**Aim:**
Write out every record below exactly as it appears.

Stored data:
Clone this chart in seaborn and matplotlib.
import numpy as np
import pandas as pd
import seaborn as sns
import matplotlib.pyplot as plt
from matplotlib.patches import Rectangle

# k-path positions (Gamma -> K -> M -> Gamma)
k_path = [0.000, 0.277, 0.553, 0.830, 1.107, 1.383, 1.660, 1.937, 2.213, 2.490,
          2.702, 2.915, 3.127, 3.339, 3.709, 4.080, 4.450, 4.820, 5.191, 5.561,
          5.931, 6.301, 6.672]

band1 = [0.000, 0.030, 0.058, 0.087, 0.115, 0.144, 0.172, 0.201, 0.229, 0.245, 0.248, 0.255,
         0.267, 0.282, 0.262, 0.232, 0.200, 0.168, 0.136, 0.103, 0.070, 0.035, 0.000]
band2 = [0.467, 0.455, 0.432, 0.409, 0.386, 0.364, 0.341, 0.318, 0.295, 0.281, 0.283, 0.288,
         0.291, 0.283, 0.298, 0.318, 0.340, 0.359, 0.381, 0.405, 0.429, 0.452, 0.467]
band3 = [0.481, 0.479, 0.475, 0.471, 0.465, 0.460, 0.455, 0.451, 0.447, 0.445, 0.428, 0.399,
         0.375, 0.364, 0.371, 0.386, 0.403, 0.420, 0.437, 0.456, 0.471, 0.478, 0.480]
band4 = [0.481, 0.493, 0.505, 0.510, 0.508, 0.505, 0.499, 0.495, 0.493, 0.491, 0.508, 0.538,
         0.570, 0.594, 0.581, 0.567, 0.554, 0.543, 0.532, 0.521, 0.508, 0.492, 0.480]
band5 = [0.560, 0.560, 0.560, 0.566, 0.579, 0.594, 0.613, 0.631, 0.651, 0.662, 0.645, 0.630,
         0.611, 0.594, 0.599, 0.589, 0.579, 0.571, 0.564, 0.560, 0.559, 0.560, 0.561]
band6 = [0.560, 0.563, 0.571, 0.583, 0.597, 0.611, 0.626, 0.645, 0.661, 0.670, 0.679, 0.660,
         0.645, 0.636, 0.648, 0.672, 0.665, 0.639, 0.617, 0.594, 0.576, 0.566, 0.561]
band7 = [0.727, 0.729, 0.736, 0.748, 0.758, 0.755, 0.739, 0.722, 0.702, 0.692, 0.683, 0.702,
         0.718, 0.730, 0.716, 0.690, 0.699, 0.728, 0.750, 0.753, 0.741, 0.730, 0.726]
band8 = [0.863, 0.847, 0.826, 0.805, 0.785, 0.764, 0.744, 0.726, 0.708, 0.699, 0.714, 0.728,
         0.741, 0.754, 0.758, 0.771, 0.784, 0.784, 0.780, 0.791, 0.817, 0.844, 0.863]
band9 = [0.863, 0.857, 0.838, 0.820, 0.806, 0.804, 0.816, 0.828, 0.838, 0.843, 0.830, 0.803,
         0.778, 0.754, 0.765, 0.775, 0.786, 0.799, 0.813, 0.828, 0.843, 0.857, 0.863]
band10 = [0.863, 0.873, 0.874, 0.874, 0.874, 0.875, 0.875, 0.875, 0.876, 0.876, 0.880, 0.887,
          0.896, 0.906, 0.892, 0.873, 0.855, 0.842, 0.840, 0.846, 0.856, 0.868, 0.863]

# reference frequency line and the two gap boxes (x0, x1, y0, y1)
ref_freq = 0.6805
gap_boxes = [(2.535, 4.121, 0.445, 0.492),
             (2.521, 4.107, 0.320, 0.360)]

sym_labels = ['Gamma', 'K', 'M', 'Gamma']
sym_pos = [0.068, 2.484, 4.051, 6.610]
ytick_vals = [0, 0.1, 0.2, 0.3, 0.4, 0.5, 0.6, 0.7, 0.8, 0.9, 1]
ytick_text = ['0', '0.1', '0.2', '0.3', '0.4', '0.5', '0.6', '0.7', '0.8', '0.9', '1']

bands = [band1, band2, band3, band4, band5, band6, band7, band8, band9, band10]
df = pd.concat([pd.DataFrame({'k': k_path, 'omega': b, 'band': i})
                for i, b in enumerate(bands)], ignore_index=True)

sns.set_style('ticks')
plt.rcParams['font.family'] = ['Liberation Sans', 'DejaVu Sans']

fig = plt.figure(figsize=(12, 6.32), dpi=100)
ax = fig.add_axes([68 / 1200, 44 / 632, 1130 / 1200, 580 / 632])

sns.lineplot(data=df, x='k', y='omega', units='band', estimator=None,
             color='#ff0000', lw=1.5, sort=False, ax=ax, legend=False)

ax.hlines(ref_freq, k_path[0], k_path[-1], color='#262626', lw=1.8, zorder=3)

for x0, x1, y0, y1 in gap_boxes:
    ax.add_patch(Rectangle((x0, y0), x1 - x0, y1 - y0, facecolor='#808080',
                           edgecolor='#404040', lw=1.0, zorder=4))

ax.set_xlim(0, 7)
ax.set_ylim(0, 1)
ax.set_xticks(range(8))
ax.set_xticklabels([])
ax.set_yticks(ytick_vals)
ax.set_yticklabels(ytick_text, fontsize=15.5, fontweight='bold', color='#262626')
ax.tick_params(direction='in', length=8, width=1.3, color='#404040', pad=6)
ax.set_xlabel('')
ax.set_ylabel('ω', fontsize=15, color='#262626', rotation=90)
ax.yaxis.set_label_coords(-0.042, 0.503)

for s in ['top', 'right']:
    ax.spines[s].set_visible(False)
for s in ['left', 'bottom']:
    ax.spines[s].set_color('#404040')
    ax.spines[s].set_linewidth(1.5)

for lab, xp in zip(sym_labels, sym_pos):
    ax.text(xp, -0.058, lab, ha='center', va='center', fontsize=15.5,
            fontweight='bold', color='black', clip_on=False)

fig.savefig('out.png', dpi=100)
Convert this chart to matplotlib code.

**Task solution:**
Clone this chart in seaborn and matplotlib.
import numpy as np
import pandas as pd
import seaborn as sns
import matplotlib.pyplot as plt
from matplotlib.patches import Rectangle

# k-path positions (Gamma -> K -> M -> Gamma)
k_path = [0.000, 0.277, 0.553, 0.830, 1.107, 1.383, 1.660, 1.937, 2.213, 2.490,
          2.702, 2.915, 3.127, 3.339, 3.709, 4.080, 4.450, 4.820, 5.191, 5.561,
          5.931, 6.301, 6.672]

band1 = [0.000, 0.030, 0.058, 0.087, 0.115, 0.144, 0.172, 0.201, 0.229, 0.245, 0.248, 0.255,
         0.267, 0.282, 0.262, 0.232, 0.200, 0.168, 0.136, 0.103, 0.070, 0.035, 0.000]
band2 = [0.467, 0.455, 0.432, 0.409, 0.386, 0.364, 0.341, 0.318, 0.295, 0.281, 0.283, 0.288,
         0.291, 0.283, 0.298, 0.318, 0.340, 0.359, 0.381, 0.405, 0.429, 0.452, 0.467]
band3 = [0.481, 0.479, 0.475, 0.471, 0.465, 0.460, 0.455, 0.451, 0.447, 0.445, 0.428, 0.399,
         0.375, 0.364, 0.371, 0.386, 0.403, 0.420, 0.437, 0.456, 0.471, 0.478, 0.480]
band4 = [0.481, 0.493, 0.505, 0.510, 0.508, 0.505, 0.499, 0.495, 0.493, 0.491, 0.508, 0.538,
         0.570, 0.594, 0.581, 0.567, 0.554, 0.543, 0.532, 0.521, 0.508, 0.492, 0.480]
band5 = [0.560, 0.560, 0.560, 0.566, 0.579, 0.594, 0.613, 0.631, 0.651, 0.662, 0.645, 0.630,
         0.611, 0.594, 0.599, 0.589, 0.579, 0.571, 0.564, 0.560, 0.559, 0.560, 0.561]
band6 = [0.560, 0.563, 0.571, 0.583, 0.597, 0.611, 0.626, 0.645, 0.661, 0.670, 0.679, 0.660,
         0.645, 0.636, 0.648, 0.672, 0.665, 0.639, 0.617, 0.594, 0.576, 0.566, 0.561]
band7 = [0.727, 0.729, 0.736, 0.748, 0.758, 0.755, 0.739, 0.722, 0.702, 0.692, 0.683, 0.702,
         0.718, 0.730, 0.716, 0.690, 0.699, 0.728, 0.750, 0.753, 0.741, 0.730, 0.726]
band8 = [0.863, 0.847, 0.826, 0.805, 0.785, 0.764, 0.744, 0.726, 0.708, 0.699, 0.714, 0.728,
         0.741, 0.754, 0.758, 0.771, 0.784, 0.784, 0.780, 0.791, 0.817, 0.844, 0.863]
band9 = [0.863, 0.857, 0.838, 0.820, 0.806, 0.804, 0.816, 0.828, 0.838, 0.843, 0.830, 0.803,
         0.778, 0.754, 0.765, 0.775, 0.786, 0.799, 0.813, 0.828, 0.843, 0.857, 0.863]
band10 = [0.863, 0.873, 0.874, 0.874, 0.874, 0.875, 0.875, 0.875, 0.876, 0.876, 0.880, 0.887,
          0.896, 0.906, 0.892, 0.873, 0.855, 0.842, 0.840, 0.846, 0.856, 0.868, 0.863]

# reference frequency line and the two gap boxes (x0, x1, y0, y1)
ref_freq = 0.6805
gap_boxes = [(2.535, 4.121, 0.445, 0.492),
             (2.521, 4.107, 0.320, 0.360)]

sym_labels = ['Gamma', 'K', 'M', 'Gamma']
sym_pos = [0.068, 2.484, 4.051, 6.610]
ytick_vals = [0, 0.1, 0.2, 0.3, 0.4, 0.5, 0.6, 0.7, 0.8, 0.9, 1]
ytick_text = ['0', '0.1', '0.2', '0.3', '0.4', '0.5', '0.6', '0.7', '0.8', '0.9', '1']

bands = [band1, band2, band3, band4, band5, band6, band7, band8, band9, band10]
df = pd.concat([pd.DataFrame({'k': k_path, 'omega': b, 'band': i})
                for i, b in enumerate(bands)], ignore_index=True)

sns.set_style('ticks')
plt.rcParams['font.family'] = ['Liberation Sans', 'DejaVu Sans']

fig = plt.figure(figsize=(12, 6.32), dpi=100)
ax = fig.add_axes([68 / 1200, 44 / 632, 1130 / 1200, 580 / 632])

sns.lineplot(data=df, x='k', y='omega', units='band', estimator=None,
             color='#ff0000', lw=1.5, sort=False, ax=ax, legend=False)

ax.hlines(ref_freq, k_path[0], k_path[-1], color='#262626', lw=1.8, zorder=3)

for x0, x1, y0, y1 in gap_boxes:
    ax.add_patch(Rectangle((x0, y0), x1 - x0, y1 - y0, facecolor='#808080',
                           edgecolor='#404040', lw=1.0, zorder=4))

ax.set_xlim(0, 7)
ax.set_ylim(0, 1)
ax.set_xticks(range(8))
ax.set_xticklabels([])
ax.set_yticks(ytick_vals)
ax.set_yticklabels(ytick_text, fontsize=15.5, fontweight='bold', color='#262626')
ax.tick_params(direction='in', length=8, width=1.3, color='#404040', pad=6)
ax.set_xlabel('')
ax.set_ylabel('ω', fontsize=15, color='#262626', rotation=90)
ax.yaxis.set_label_coords(-0.042, 0.503)

for s in ['top', 'right']:
    ax.spines[s].set_visible(False)
for s in ['left', 'bottom']:
    ax.spines[s].set_color('#404040')
    ax.spines[s].set_linewidth(1.5)

for lab, xp in zip(sym_labels, sym_pos):
    ax.text(xp, -0.058, lab, ha='center', va='center', fontsize=15.5,
            fontweight='bold', color='black', clip_on=False)

fig.savefig('out.png', dpi=100)
Convert this chart to matplotlib code.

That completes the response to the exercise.